How to Tell if You Just Blew Good Money to See a Bad Independent Film
2005-06-23 06:00:16 ET

My fiancee and I went to an indy film festival last weekend, and enjoyed ourselves fully. But I found this on, and just found it hilarious, given our shared history.


The film can best be described as “gritty realism” if only because you get to watch every single character take a piss.

The narration begins, “Mateo was ripe for adventure…”

The entire original score is hummed.

The movie proudly states it was “Inspired by the director’s college thesis on Ayn Rand.”

One of the characters regularly smokes clove cigarettes, and it’s not played for laughs.

The film opens with an extreme close-up of a fly resting on a woman’s cheek…and stays on that shot for a full ten minutes.

The movie single-handedly spawns a new motion picture genre—“ninja ennui.”

A character uses the word “jejune” when speaking of their dog.

It’s billed as a romantic sex comedy but the only one getting any action is the robot.

The film is about a group of unmotivated, unattached twentysomething slackers who spend their days bemoaning their fates in iambic pentameter.
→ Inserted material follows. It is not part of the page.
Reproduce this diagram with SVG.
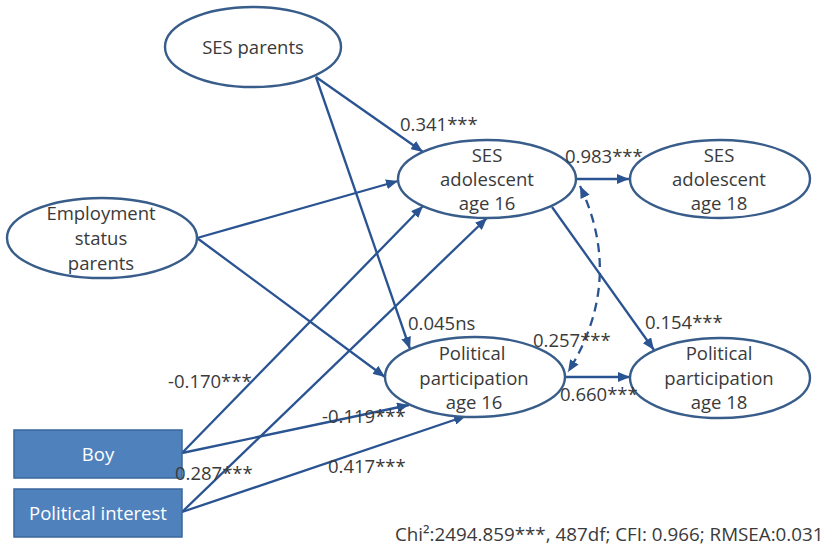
<svg xmlns="http://www.w3.org/2000/svg" width="824" height="555" viewBox="0 0 824 555">
  <style>
    .node ellipse { fill: #ffffff; stroke: #385D8A; stroke-width: 2.4; }
    .box rect { fill: #4F81BD; stroke: #3A679C; stroke-width: 1.5; }
    text { font-family: "Open Sans", "Noto Sans", "Liberation Sans", sans-serif; font-size: 18.5px; fill: #3a3a3a; }
    .c { text-anchor: middle; }
    .box text { fill: #ffffff; text-anchor: middle; }
    .fit { font-size: 18.8px; }
    .edge { fill: none; stroke: #2A5392; stroke-width: 2.3; marker-end: url(#arrow); }
    .cov { fill: none; stroke: #2A5392; stroke-width: 2.3; stroke-dasharray: 9 6; marker-start: url(#arrowS); marker-end: url(#arrow); }
  </style>
  <defs>
    <marker id="arrow" viewBox="0 0 12 10" refX="12" refY="5" markerWidth="12" markerHeight="10" markerUnits="userSpaceOnUse" orient="auto">
      <path d="M0 0 L12 5 L0 10 Z" fill="#2A5392"/>
    </marker>
    <marker id="arrowS" viewBox="0 0 12 10" refX="12" refY="5" markerWidth="12" markerHeight="10" markerUnits="userSpaceOnUse" orient="auto-start-reverse">
      <path d="M0 0 L12 5 L0 10 Z" fill="#2A5392"/>
    </marker>
  </defs>

  <rect width="824" height="555" fill="#ffffff"/>

  <!-- paths between variables -->
  <g id="connectors">
    <path class="edge" d="M316 77 L423 152"/>
    <path class="edge" d="M316 77 L410 349"/>
    <path class="edge" d="M197 238 L398 181"/>
    <path class="edge" d="M197 238 L385 377"/>
    <path class="edge" d="M182 453 L423 206"/>
    <path class="edge" d="M182 453 L409 405"/>
    <path class="edge" d="M182 512 L487 218"/>
    <path class="edge" d="M182 512 L466 416"/>
    <path class="edge" d="M577 179 L629 179"/>
    <path class="edge" d="M552 207 L654 350"/>
    <path class="edge" d="M565 377 L630 377"/>
    <path class="cov" d="M580 186 Q625 281 568 372"/>
  </g>

  <g id="ses-parents" class="node">
    <ellipse cx="253" cy="47" rx="88" ry="40"/>
    <text class="c" x="253" y="54">SES parents</text>
  </g>

  <g id="employment-status-parents" class="node">
    <ellipse cx="102" cy="238" rx="95" ry="40"/>
    <text class="c" x="101" y="220">Employment</text>
    <text class="c" x="101" y="245">status</text>
    <text class="c" x="101" y="270">parents</text>
  </g>

  <g id="ses-adolescent-16" class="node">
    <ellipse cx="487" cy="179" rx="89" ry="39"/>
    <text class="c" x="487" y="162">SES</text>
    <text class="c" x="487" y="186">adolescent</text>
    <text class="c" x="487" y="210">age 16</text>
  </g>

  <g id="ses-adolescent-18" class="node">
    <ellipse cx="720" cy="179" rx="90" ry="39"/>
    <text class="c" x="719" y="162">SES</text>
    <text class="c" x="719" y="186">adolescent</text>
    <text class="c" x="719" y="210">age 18</text>
  </g>

  <g id="political-participation-16" class="node">
    <ellipse cx="475" cy="377" rx="90" ry="40"/>
    <text class="c" x="472" y="360">Political</text>
    <text class="c" x="474" y="385">participation</text>
    <text class="c" x="474" y="409">age 16</text>
  </g>

  <g id="political-participation-18" class="node">
    <ellipse cx="720" cy="378" rx="90" ry="40"/>
    <text class="c" x="719" y="360">Political</text>
    <text class="c" x="719" y="385">participation</text>
    <text class="c" x="719" y="409">age 18</text>
  </g>

  <g id="boy" class="box">
    <rect x="14" y="430" width="168" height="48"/>
    <text x="98" y="461">Boy</text>
  </g>

  <g id="political-interest" class="box">
    <rect x="14" y="489" width="168" height="48"/>
    <text x="98" y="520">Political interest</text>
  </g>

  <!-- path coefficients and fit statistics -->
  <g id="labels">
    <text x="400" y="131">0.341***</text>
    <text x="565" y="163">0.983***</text>
    <text x="408" y="330">0.045ns</text>
    <text x="533" y="347">0.257***</text>
    <text x="645" y="329">0.154***</text>
    <text x="560" y="401">0.660***</text>
    <text x="168" y="388">-0.170***</text>
    <text x="322" y="423">-0.119***</text>
    <text x="175" y="480">0.287***</text>
    <text x="328" y="473">0.417***</text>
    <text class="fit" x="395" y="541">Chi²:2494.859***, 487df; CFI: 0.966; RMSEA:0.031</text>
  </g>
</svg>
In the credits the producers thank numerous militias.

The white girl with the dreadlocks is taken seriously.

The story is told from the perspective of a frustrated writer, a disgruntled teen or a loquacious mime.

The cast spends the entire 100 minutes sitting on a ratty couch in a Village studio apartment getting stoned, staring into space and engaging in deep, philosophical discussions about the musical direction of their band “Paper or Plastic.”

The lesbians never make out.

The indigent farm family all wear “Lucky Brand” overalls.

The movie takes place completely in the kitchen, much to the obvious dismay of the director’s mother.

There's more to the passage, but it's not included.